Rice, whose credentials as a Soviet expert have always been suspect, sat down at a private dinner on July 9th with Mikhail Saakashvili and in effect read him the riot act. According to an article in the New York Times, she warned him not to get involved in a conflict with Russia that Georgia could not win. A senior administration official who accompanied Rice to the meeting, said "she told him in no uncertain terms that he had to put a non-use of force pledge on the table." But here we are, a month later, Rice has gone public, warning to Moscow, declaring that "invasion of another country is unacceptable" and "they can't get away with it." As if our invasions of Iraq and Afghanistan were based on sweet invitations from the ruling clans.

The Times said that in the first five days of the conflict between Russia and Georgia that blossomed into a war, Bush administration officials had warned the government in Tbilisi "not to let Moscow provoke it into a fight -- and that they were surprised that their advice went unheeded." One of those cautioning Saakashvili, a known hot-head with close ties to the Republican Party from his days as a Wall Street lawyer, was Assistant Secretary of State Daniel Fried.

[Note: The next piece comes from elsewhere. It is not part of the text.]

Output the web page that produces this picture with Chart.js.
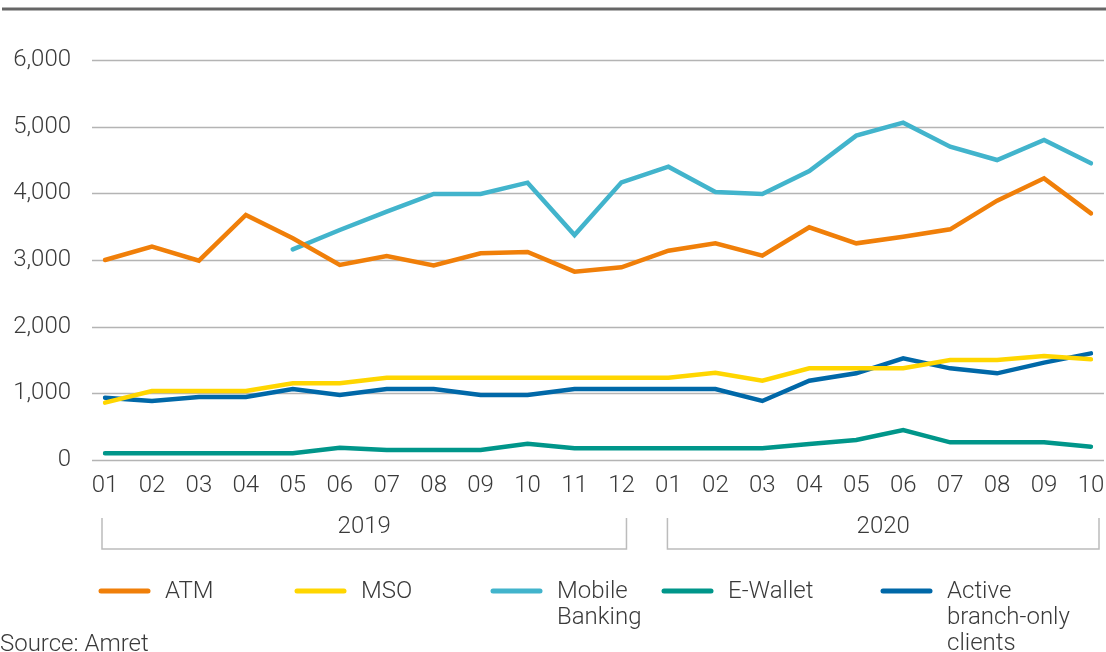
<!DOCTYPE html>
<html>
<head>
<meta charset="utf-8">
<script src="https://cdn.jsdelivr.net/npm/chart.js@4.4.0/dist/chart.umd.min.js"></script>
<style>
  body { margin: 0; background: #fff; }
  #wrap { position: relative; width: 1106px; height: 652px; overflow: hidden; }
</style>
</head>
<body>
<div id="wrap"><canvas id="usageChart" width="1106" height="652"></canvas></div>
<script>
const months = ['01','02','03','04','05','06','07','08','09','10','11','12',
                '01','02','03','04','05','06','07','08','09','10'];
const yearLabels = ['2019', '2020'];
const yTicks = [0, 1000, 2000, 3000, 4000, 5000, 6000];

const atm = [3000, 3200, 2990, 3675, 3325, 2925, 3060, 2920, 3100, 3120, 2825, 2890,
             3140, 3250, 3065, 3490, 3250, 3350, 3460, 3890, 4225, 3700];
const mso = [860, 1035, 1035, 1035, 1150, 1150, 1235, 1235, 1235, 1235, 1235, 1235,
             1235, 1310, 1190, 1375, 1375, 1375, 1500, 1500, 1560, 1510];
const mobileBanking = [null, null, null, null, 3160, 3450, 3725, 3990, 3990, 4160, 3375, 4165,
                       4400, 4020, 3990, 4335, 4865, 5060, 4700, 4500, 4800, 4450];
const eWallet = [100, 100, 100, 100, 100, 185, 150, 150, 150, 245, 175, 175,
                 175, 175, 175, 240, 300, 450, 265, 265, 265, 200];
const branchOnly = [935, 885, 945, 945, 1065, 975, 1065, 1065, 975, 975, 1065, 1065,
                    1065, 1065, 885, 1190, 1300, 1525, 1375, 1300, 1460, 1600];

const FONT = 'Roboto, "Liberation Sans", sans-serif';
const TEXT = '#3a3a3a';

const series = [
    { label: ['ATM'], data: atm, color: '#F07F09', legendX: 99 },
    { label: ['MSO'], data: mso, color: '#FFD600', legendX: 295 },
    { label: ['Mobile', 'Banking'], data: mobileBanking, color: '#42B4CC', legendX: 491 },
    { label: ['E-Wallet'], data: eWallet, color: '#00968A', legendX: 662 },
    { label: ['Active', 'branch-only', 'clients'], data: branchOnly, color: '#0068A8', legendX: 881 }
];

// gridlines, top rule, year brackets, legend and source note
const decorations = {
    id: 'decorations',
    beforeDatasetsDraw(chart) {
        const { ctx, scales: { y } } = chart;
        ctx.save();
        ctx.strokeStyle = '#b4b4b4';
        ctx.lineWidth = 1.5;
        yTicks.forEach(v => {
            const py = Math.round(y.getPixelForValue(v)) + 0.5;
            ctx.beginPath();
            ctx.moveTo(92, py);
            ctx.lineTo(1104, py);
            ctx.stroke();
        });
        ctx.strokeStyle = '#666';
        ctx.lineWidth = 3;
        ctx.beginPath();
        ctx.moveTo(2, 9);
        ctx.lineTo(1106, 9);
        ctx.stroke();
        ctx.restore();
    },
    afterDraw(chart) {
        const { ctx, scales: { x } } = chart;
        ctx.save();

        const spans = [
            [x.getPixelForValue(0) - 3, x.getPixelForValue(11) + 5],
            [x.getPixelForValue(12) - 1, x.getPixelForValue(21) + 8]
        ];
        ctx.strokeStyle = '#bcbcbc';
        ctx.lineWidth = 1.5;
        ctx.font = '300 24px ' + FONT;
        ctx.fillStyle = TEXT;
        ctx.textAlign = 'center';
        ctx.textBaseline = 'middle';
        spans.forEach(([a, b], i) => {
            ctx.beginPath();
            ctx.moveTo(a, 518);
            ctx.lineTo(a, 549);
            ctx.lineTo(b, 549);
            ctx.lineTo(b, 518);
            ctx.stroke();
            ctx.fillText(yearLabels[i], (a + b) / 2, 527);
        });

        ctx.textAlign = 'left';
        ctx.lineCap = 'round';
        series.forEach(s => {
            ctx.strokeStyle = s.color;
            ctx.lineWidth = 5;
            ctx.beginPath();
            ctx.moveTo(s.legendX + 2, 591);
            ctx.lineTo(s.legendX + 49, 591);
            ctx.stroke();
            s.label.forEach((line, j) => {
                ctx.fillText(line, s.legendX + 66, 592 + j * 26);
            });
        });

        ctx.fillText('Source: Amret', 0, 645);
        ctx.restore();
    }
};

const ctx = document.getElementById('usageChart').getContext('2d');
const chart = new Chart(ctx, {
    type: 'line',
    data: {
        labels: months,
        datasets: series.map(s => ({
            label: s.label.join(' '),
            data: s.data,
            borderColor: s.color,
            backgroundColor: s.color,
            borderWidth: 4.5,
            borderCapStyle: 'round',
            borderJoinStyle: 'miter',
            pointRadius: 0,
            tension: 0,
            spanGaps: false
        }))
    },
    options: {
        responsive: false,
        animation: false,
        devicePixelRatio: 1,
        layout: { padding: { left: 0, right: 15, top: 60, bottom: 0 } },
        plugins: {
            legend: { display: false },
            tooltip: { enabled: false }
        },
        scales: {
            x: {
                offset: false,
                grid: { display: false },
                border: { display: false },
                ticks: {
                    autoSkip: false,
                    maxRotation: 0,
                    padding: 4,
                    color: TEXT,
                    font: { family: FONT, size: 24, weight: '300' }
                },
                afterFit(scale) {
                    scale.height = 192;
                    scale.paddingLeft = 0;
                    scale.paddingRight = 0;
                }
            },
            y: {
                min: 0,
                max: 6000,
                grid: { display: false },
                border: { display: false },
                ticks: {
                    stepSize: 1000,
                    padding: 26,
                    color: TEXT,
                    font: { family: FONT, size: 24, weight: '300' },
                    callback: v => v.toLocaleString('en-US')
                },
                afterFit(scale) {
                    scale.width = 105;
                    scale.paddingTop = 0;
                    scale.paddingBottom = 0;
                }
            }
        }
    },
    plugins: [decorations]
});
</script>
</body>
</html>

Whatever warnings of "beware" that the Georgian president heard, apparently went unheeded. The saber-rattling by President Bush, Dick Cheney, John McCain and others egged on Saakashvili with no evidence that anyone in the Bush White House had thought it prudent to talk directly to Putin since the Russian offensive in Georgia itself intensified. It required more than a smile and bear hug in Beijing by Bush.

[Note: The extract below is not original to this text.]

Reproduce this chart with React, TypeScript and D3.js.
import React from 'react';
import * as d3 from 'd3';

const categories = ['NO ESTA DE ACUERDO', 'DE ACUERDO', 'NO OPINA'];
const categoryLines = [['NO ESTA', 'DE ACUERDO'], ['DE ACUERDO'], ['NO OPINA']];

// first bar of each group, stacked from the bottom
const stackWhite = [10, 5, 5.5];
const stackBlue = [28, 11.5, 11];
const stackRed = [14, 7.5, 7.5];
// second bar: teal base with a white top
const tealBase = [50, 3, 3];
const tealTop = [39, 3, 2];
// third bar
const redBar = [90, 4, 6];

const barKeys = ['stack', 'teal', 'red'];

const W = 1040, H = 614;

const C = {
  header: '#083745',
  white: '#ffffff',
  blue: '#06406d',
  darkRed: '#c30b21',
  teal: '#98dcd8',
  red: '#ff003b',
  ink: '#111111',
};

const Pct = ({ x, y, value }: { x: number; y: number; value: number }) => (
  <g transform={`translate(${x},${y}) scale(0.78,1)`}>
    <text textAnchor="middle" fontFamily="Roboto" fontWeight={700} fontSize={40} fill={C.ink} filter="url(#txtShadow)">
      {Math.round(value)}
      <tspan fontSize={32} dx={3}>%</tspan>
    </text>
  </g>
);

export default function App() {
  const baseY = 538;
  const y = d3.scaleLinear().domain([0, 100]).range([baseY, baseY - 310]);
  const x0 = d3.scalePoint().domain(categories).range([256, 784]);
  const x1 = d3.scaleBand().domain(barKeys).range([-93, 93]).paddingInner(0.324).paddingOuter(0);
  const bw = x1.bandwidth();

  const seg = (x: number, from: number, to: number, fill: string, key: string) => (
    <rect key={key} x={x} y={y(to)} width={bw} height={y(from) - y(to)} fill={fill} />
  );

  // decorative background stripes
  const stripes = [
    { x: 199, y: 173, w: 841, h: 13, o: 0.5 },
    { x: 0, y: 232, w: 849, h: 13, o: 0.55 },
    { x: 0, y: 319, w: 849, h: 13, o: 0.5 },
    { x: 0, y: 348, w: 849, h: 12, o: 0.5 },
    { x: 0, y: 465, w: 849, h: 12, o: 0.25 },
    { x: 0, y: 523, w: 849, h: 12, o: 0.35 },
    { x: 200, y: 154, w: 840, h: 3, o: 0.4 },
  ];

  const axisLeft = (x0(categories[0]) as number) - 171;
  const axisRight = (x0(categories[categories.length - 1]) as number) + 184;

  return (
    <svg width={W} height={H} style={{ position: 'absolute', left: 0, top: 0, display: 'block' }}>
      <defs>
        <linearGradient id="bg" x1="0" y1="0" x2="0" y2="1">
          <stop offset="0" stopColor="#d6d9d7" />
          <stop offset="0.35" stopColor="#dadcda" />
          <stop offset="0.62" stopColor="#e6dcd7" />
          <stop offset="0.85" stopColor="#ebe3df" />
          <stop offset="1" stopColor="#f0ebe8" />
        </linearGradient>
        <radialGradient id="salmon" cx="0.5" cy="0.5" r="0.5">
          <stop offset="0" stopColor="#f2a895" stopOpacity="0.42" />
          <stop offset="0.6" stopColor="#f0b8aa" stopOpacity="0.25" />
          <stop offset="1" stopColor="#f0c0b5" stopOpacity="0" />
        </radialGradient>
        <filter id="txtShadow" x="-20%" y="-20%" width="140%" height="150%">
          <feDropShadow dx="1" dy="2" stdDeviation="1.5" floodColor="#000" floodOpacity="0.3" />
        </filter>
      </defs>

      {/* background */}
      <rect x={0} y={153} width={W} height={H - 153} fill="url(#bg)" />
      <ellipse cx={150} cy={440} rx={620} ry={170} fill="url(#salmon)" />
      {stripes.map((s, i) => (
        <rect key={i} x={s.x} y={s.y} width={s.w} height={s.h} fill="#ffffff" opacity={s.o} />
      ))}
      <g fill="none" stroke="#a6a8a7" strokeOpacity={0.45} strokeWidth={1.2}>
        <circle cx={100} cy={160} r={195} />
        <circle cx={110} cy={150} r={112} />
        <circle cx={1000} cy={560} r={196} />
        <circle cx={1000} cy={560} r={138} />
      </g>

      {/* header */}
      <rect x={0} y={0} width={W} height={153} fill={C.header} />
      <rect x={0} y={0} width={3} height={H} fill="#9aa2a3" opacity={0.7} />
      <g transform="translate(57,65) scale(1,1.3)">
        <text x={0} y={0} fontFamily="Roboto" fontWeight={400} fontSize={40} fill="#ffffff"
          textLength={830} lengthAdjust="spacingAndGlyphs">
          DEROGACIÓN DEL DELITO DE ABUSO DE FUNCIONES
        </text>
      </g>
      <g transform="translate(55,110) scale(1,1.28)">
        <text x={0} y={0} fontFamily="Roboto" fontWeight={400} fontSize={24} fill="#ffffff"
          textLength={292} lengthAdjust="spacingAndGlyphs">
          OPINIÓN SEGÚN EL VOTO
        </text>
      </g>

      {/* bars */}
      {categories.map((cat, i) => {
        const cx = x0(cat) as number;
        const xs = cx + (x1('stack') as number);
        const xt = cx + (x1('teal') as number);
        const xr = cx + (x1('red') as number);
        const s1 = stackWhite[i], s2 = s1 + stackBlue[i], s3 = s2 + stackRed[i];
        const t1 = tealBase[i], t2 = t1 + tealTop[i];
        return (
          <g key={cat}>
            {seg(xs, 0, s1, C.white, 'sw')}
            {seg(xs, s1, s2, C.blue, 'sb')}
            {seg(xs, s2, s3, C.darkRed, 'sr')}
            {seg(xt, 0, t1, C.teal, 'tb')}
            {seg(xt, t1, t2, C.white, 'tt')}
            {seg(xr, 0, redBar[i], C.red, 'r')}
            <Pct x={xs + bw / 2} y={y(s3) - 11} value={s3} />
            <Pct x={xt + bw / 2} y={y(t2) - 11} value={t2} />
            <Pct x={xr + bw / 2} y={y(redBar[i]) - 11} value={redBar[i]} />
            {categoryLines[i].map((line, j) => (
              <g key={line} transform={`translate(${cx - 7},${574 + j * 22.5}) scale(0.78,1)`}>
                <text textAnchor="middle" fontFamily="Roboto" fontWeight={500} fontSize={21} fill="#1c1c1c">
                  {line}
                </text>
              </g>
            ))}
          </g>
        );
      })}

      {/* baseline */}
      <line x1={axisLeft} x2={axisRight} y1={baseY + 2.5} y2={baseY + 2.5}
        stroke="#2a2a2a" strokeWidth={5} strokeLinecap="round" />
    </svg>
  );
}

Keeping in mind that Saakashvili and many of his advisors are English-speakers who know how to spin in the best tradition of Madison Avenue and the Russians are somewhat less adroit, the American press seems to have been engrossed by the Georgian perspective.

The most prudent observations that I've seen have come from Tom de Waal, the Caucusus Editor at the Institute for War and Peace Reporting in London.

"The Caucusus is the kind of a place where, when the guns start firing, it's hard to stop them. That is the reality of South Ossetia, where a small conflict is beginning to spread exponentially..." de Waal calls the Georgian attack on South Ossetia "a blatant violation of international humanitarian law." Saakashvili, he wrote, "is a famously volatile risk-taker, veering between warmonger and peacemaker, democrat and autocrat. "On several occasions international officials have pulled him back from the brink. On a visit to Washington in 2004, he received a tongue-lashing from then Secretary of State Colin Powell who told him to act with restraint. Two months ago, he could have triggered a war with his other breakaway province of Abkhasia by calling for the explusion of Russian peacekeepers from there, but European diplomats persuaded him to step back. This time, he has yielded to provocation and stepped over the precipice."

None of this should be intended as a defense of what Russia and Putin have done. It may no longer be the kind of police state with which we are familiar from the days of the Cold War. But Putin and a large number of his closest advisors are creatures of the KGB, the infamous secret police of the Soviet Union, and it is not surprising that they react to provocations and threats to their authority in much the same way as they did in the bad old days of the Cold War. But the fact is that Russia is in the midst of substantial change, not politically but economically and socially that I could observe in my all too brief visit in the past few weeks. It is a Russia far different than the one I remember from living there for three years. My only observation is that while Washington always seems to know how to deal with Moscow in blunt, threatening language, it best beware that the times are a-changing. Nationalism and pride are on the march in Russia. Its people are enjoying a measure of free enterprise they would never have had under the knuckle-head regime of the Communist Party.

We need to find a more prudent way of dealing with Russia that is far different from the days of the Cold War in much the same way we have grown accustomed to dealing with China. Only those of us who were watchers of Mao Zedong in the 1950s, '60s and '70s can appreciate how times have changed between Washington and Beijing as we watch the televised affection oozing out of the Olympic Games.